§ **TASK DESCRIPTION**: Reproduce every line of the listing as written, apart from the pictures.

§ **PROVIDED DATA**:
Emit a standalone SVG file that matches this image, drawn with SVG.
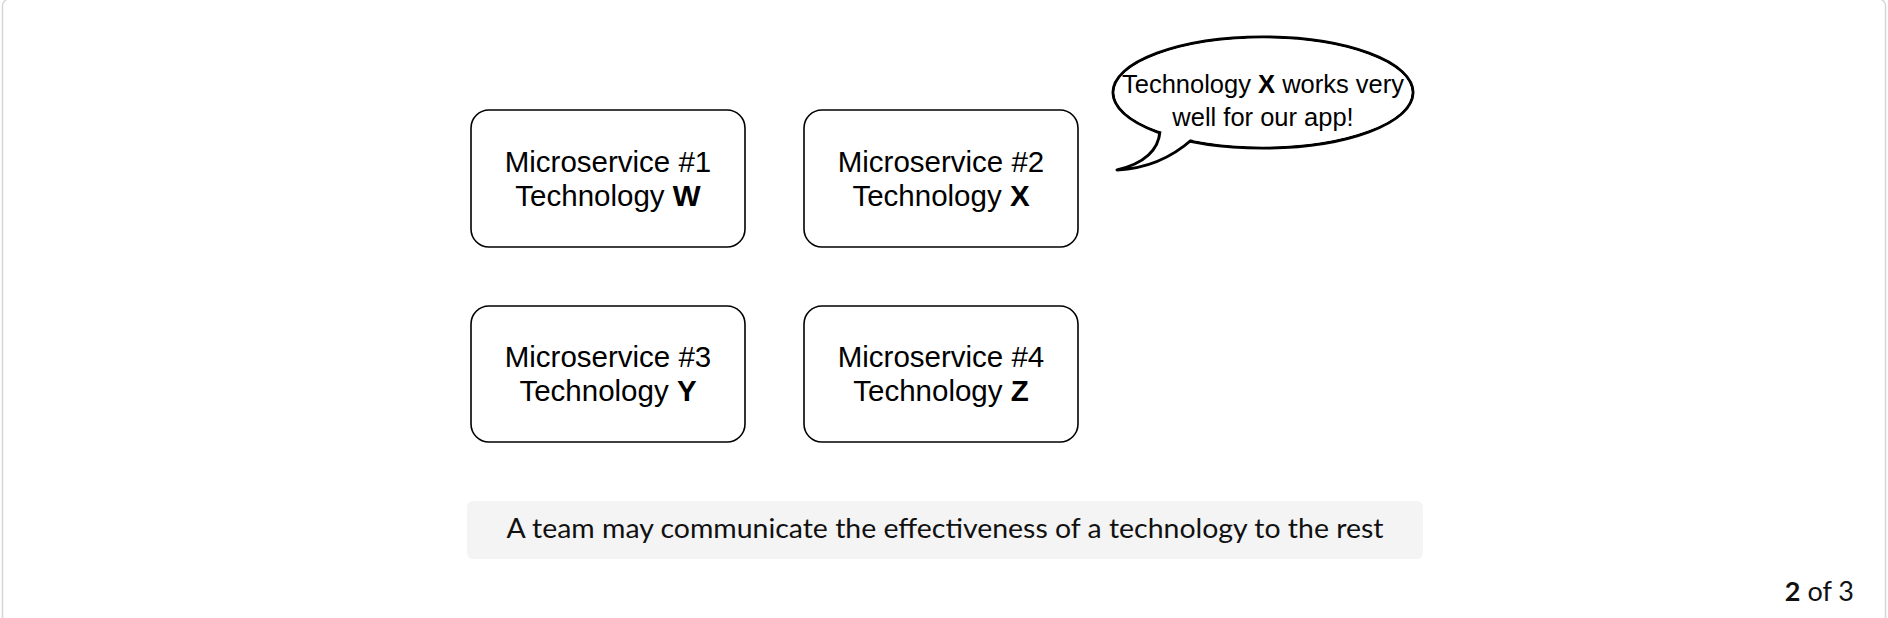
<svg xmlns="http://www.w3.org/2000/svg" width="1888" height="618" viewBox="0 0 1888 618">
<style>
.box{fill:#fff;stroke:#000;stroke-width:1.6}
.t{font-family:"Liberation Sans",Arial,sans-serif;font-size:29.5px;fill:#000;text-anchor:middle}
.bt{font-family:"Liberation Sans",Arial,sans-serif;font-size:25.5px;fill:#000;text-anchor:middle}
.b{font-weight:bold}
.cap{font-family:Lato,"Noto Sans",sans-serif;font-size:27px;fill:#111;text-anchor:middle}
</style>
<rect x="0" y="0" width="1888" height="618" fill="#fff"/>
<rect id="frame" x="2.5" y="-1" width="1883" height="640" rx="7" fill="none" stroke="#d6d6da" stroke-width="1.5"/>
<g id="node1">
<rect class="box" x="471" y="110" width="274" height="137" rx="18"/>
<text class="t" x="608" y="172">Microservice #1</text>
<text class="t" x="608" y="206">Technology <tspan class="b">W</tspan></text>
</g>
<g id="node2">
<rect class="box" x="804" y="110" width="274" height="137" rx="18"/>
<text class="t" x="941" y="172">Microservice #2</text>
<text class="t" x="941" y="206">Technology <tspan class="b">X</tspan></text>
</g>
<g id="node3">
<rect class="box" x="471" y="306" width="274" height="136" rx="18"/>
<text class="t" x="608" y="367">Microservice #3</text>
<text class="t" x="608" y="401">Technology <tspan class="b">Y</tspan></text>
</g>
<g id="node4">
<rect class="box" x="804" y="306" width="274" height="136" rx="18"/>
<text class="t" x="941" y="367">Microservice #4</text>
<text class="t" x="941" y="401">Technology <tspan class="b">Z</tspan></text>
</g>
<g id="bubble">
<ellipse cx="1263" cy="92.5" rx="150" ry="55.5" fill="#fff" stroke="#000" stroke-width="3"/>
<path d="M1160,131 Q1158,160 1117,170 Q1160,168 1192,139.5 L1180,115 Z" fill="#fff" stroke="#000" stroke-width="3" stroke-linejoin="round"/>
<ellipse cx="1263" cy="92.5" rx="148.4" ry="53.9" fill="#fff"/>
<text class="bt" x="1263" y="93">Technology <tspan class="b">X</tspan> works very</text>
<text class="bt" x="1263" y="126">well for our app!</text>
</g>
<g id="connectors"></g>
<g id="caption">
<rect x="467" y="501" width="956" height="58" rx="6" fill="#f4f4f4"/>
<text class="cap" x="945" y="538" textLength="877" lengthAdjust="spacingAndGlyphs">A team may communicate the effectiveness of a technology to the rest</text>
</g>
<g id="pager">
<text x="1854" y="601" font-family="Lato,'Noto Sans',sans-serif" font-size="27" fill="#111" text-anchor="end"><tspan font-weight="bold">2</tspan> of 3</text>
</g>
</svg>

§ **SOLUTION FOR THIS EXERCISE**:
Emit a standalone SVG file that matches this image, drawn with SVG.
<svg xmlns="http://www.w3.org/2000/svg" width="1888" height="618" viewBox="0 0 1888 618">
<style>
.box{fill:#fff;stroke:#000;stroke-width:1.6}
.t{font-family:"Liberation Sans",Arial,sans-serif;font-size:29.5px;fill:#000;text-anchor:middle}
.bt{font-family:"Liberation Sans",Arial,sans-serif;font-size:25.5px;fill:#000;text-anchor:middle}
.b{font-weight:bold}
.cap{font-family:Lato,"Noto Sans",sans-serif;font-size:27px;fill:#111;text-anchor:middle}
</style>
<rect x="0" y="0" width="1888" height="618" fill="#fff"/>
<rect id="frame" x="2.5" y="-1" width="1883" height="640" rx="7" fill="none" stroke="#d6d6da" stroke-width="1.5"/>
<g id="node1">
<rect class="box" x="471" y="110" width="274" height="137" rx="18"/>
<text class="t" x="608" y="172">Microservice #1</text>
<text class="t" x="608" y="206">Technology <tspan class="b">W</tspan></text>
</g>
<g id="node2">
<rect class="box" x="804" y="110" width="274" height="137" rx="18"/>
<text class="t" x="941" y="172">Microservice #2</text>
<text class="t" x="941" y="206">Technology <tspan class="b">X</tspan></text>
</g>
<g id="node3">
<rect class="box" x="471" y="306" width="274" height="136" rx="18"/>
<text class="t" x="608" y="367">Microservice #3</text>
<text class="t" x="608" y="401">Technology <tspan class="b">Y</tspan></text>
</g>
<g id="node4">
<rect class="box" x="804" y="306" width="274" height="136" rx="18"/>
<text class="t" x="941" y="367">Microservice #4</text>
<text class="t" x="941" y="401">Technology <tspan class="b">Z</tspan></text>
</g>
<g id="bubble">
<ellipse cx="1263" cy="92.5" rx="150" ry="55.5" fill="#fff" stroke="#000" stroke-width="3"/>
<path d="M1160,131 Q1158,160 1117,170 Q1160,168 1192,139.5 L1180,115 Z" fill="#fff" stroke="#000" stroke-width="3" stroke-linejoin="round"/>
<ellipse cx="1263" cy="92.5" rx="148.4" ry="53.9" fill="#fff"/>
<text class="bt" x="1263" y="93">Technology <tspan class="b">X</tspan> works very</text>
<text class="bt" x="1263" y="126">well for our app!</text>
</g>
<g id="connectors"></g>
<g id="caption">
<rect x="467" y="501" width="956" height="58" rx="6" fill="#f4f4f4"/>
<text class="cap" x="945" y="538" textLength="877" lengthAdjust="spacingAndGlyphs">A team may communicate the effectiveness of a technology to the rest</text>
</g>
<g id="pager">
<text x="1854" y="601" font-family="Lato,'Noto Sans',sans-serif" font-size="27" fill="#111" text-anchor="end"><tspan font-weight="bold">2</tspan> of 3</text>
</g>
</svg>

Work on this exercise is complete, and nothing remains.